All this talk lately of the shotgun offenserookie quarterbacks and OTAs must have tricked my head into believing it was August. Nope. Despite the impending dry spell for football, I mustered enough excitement to head over to Advanced NFL Stats with the intention of looking at what some of  the stats said about the St. Louis Rams young group of wide receivers expected to grow into their potential along side franchise savior QB Sam Bradford. (No pressure guys.)

I found something else completely unexpected about one of the Rams players and his potential value to the team. I still plan on talking more about the wide receivers, lots more, but for now follow me down a side street to talk about TE Daniel Fells

First, a quick review of the playmaking stats from Advance NFL Stats. A quick review of the stats used and the numbers presented. Win Probability Added (WPA) gauges the weighted impact of each play the player was involved in. Estimated Points Added (EPA) is similar, quantifying a player's contribution in terms of points.

Fells had a WPA of 0.33. Granted, that's not exactly earth shattering, but it was the highest WPA of any of the Rams offensive skill players, including Steven Jackson. But Jackson's a much more important player for the Rams than Fells. True, but Jackson's vaunted performance last year didn't help the team much...mostly because the team around Jackson couldn't do anything to make his contributions on the ground count for anything, like touchdowns. And you also have to consider that these stats, and the reality of the league now, value the passing game much more than the running game. Jackson moved the ball well, but it didn't help the Rams score points. 
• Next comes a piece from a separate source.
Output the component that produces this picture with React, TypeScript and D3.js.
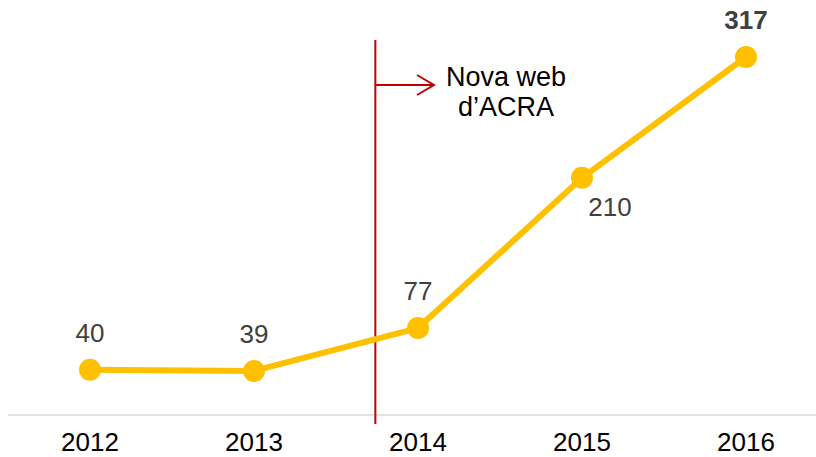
import * as d3 from 'd3'

const years = ['2012', '2013', '2014', '2015', '2016']
const visits = [40, 39, 77, 210, 317]
const noteLines = ['Nova web', 'd\u2019ACRA']

const W = 816
const H = 457

export default function App() {
  const x = d3.scalePoint<string>().domain(years).range([90, 746])
  const y = d3.scaleLinear().domain([0, 317]).range([415, 57])

  const line = d3
    .line<number>()
    .x((_, i) => x(years[i]) as number)
    .y((d) => y(d))

  // marker sits about three quarters of the way from 2013 to 2014
  const markX = (x('2013') as number) + ((x('2014') as number) - (x('2013') as number)) * 0.74
  const font = 'Liberation Sans, Arial, sans-serif'

  // label offsets: most sit above the dot, 210 sits below right
  const labelPos = (d: number, i: number) => {
    const cx = x(years[i]) as number
    const cy = y(d)
    if (i === 3) return { lx: cx + 28, ly: cy + 38 }
    return { lx: cx, ly: cy - 28 }
  }

  return (
    <svg width={W} height={H} style={{ position: 'absolute', left: 0, top: 0 }} fontFamily={font}>
      <line x1={8} x2={W} y1={y(0)} y2={y(0)} stroke="#d9d9d9" strokeWidth={1.5} />

      <line x1={markX} x2={markX} y1={40} y2={424} stroke="#c00000" strokeWidth={2} />
      <line x1={markX} x2={433} y1={85} y2={85} stroke="#c00000" strokeWidth={2} />
      <path d={`M417,75 L434,85 L417,95`} fill="none" stroke="#c00000" strokeWidth={2} />
      {noteLines.map((t, i) => (
        <text key={t} x={506} y={86 + i * 30} textAnchor="middle" fontSize={27} fill="#000">
          {t}
        </text>
      ))}

      <path d={line(visits) || ''} fill="none" stroke="#ffc000" strokeWidth={6} strokeLinejoin="round" />
      {visits.map((d, i) => (
        <circle key={years[i]} cx={x(years[i])} cy={y(d)} r={11} fill="#ffc000" />
      ))}
      {visits.map((d, i) => {
        const { lx, ly } = labelPos(d, i)
        const last = i === visits.length - 1
        return (
          <text
            key={'v' + years[i]}
            x={lx}
            y={ly}
            textAnchor="middle"
            fontSize={26}
            fontWeight={last ? 'bold' : 'normal'}
            fill="#404040"
          >
            {d}
          </text>
        )
      })}

      {years.map((yr) => (
        <text key={yr} x={x(yr)} y={451} textAnchor="middle" fontSize={26} fill="#000">
          {yr}
        </text>
      ))}
    </svg>
  )
}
Back to Fells. His WPA of 0.33 is a long way from the league leading Tony Gonzalez and his 2.11 WPA. Fells' number does compare favorably to some other notable tight ends: Greg Olsen had a -0.09 WPA, Todd Heap had a 0.40 WPA and Tony Scheffler had 0.43 WPA. Context is everything, and Fells had fewer receptions than an of those guys, with 21 receptions. 

Fells' EPA of 5.8 was good, second best on the team, but also says something about his limited role behind Randy McMichael...who put up a putrid -0.32 WPA and -6.8 EPA. 

GM Billy Devaney and head coach Steve Spagnuolo might be onto something in thinking Fells could be an effective option atop the depth chart at TE. Fells had 21 receptions and was targeted 35 times for a 60 percent catch rate. He also averaged 13 yards per reception. He also proved to be a regular target for the deep ball, defined as attempts to the receiver greater than 15 yards down the field. Fells' deep ball percentage (%Deep) was 22.9 percent. Only Donnie Avery and Brandon Gibson had a higher %Deep. 

The big question for Fells this year will be how effective he can be as main pass catching tight end on the team. His numbers from last year are pretty encouraging, though limited.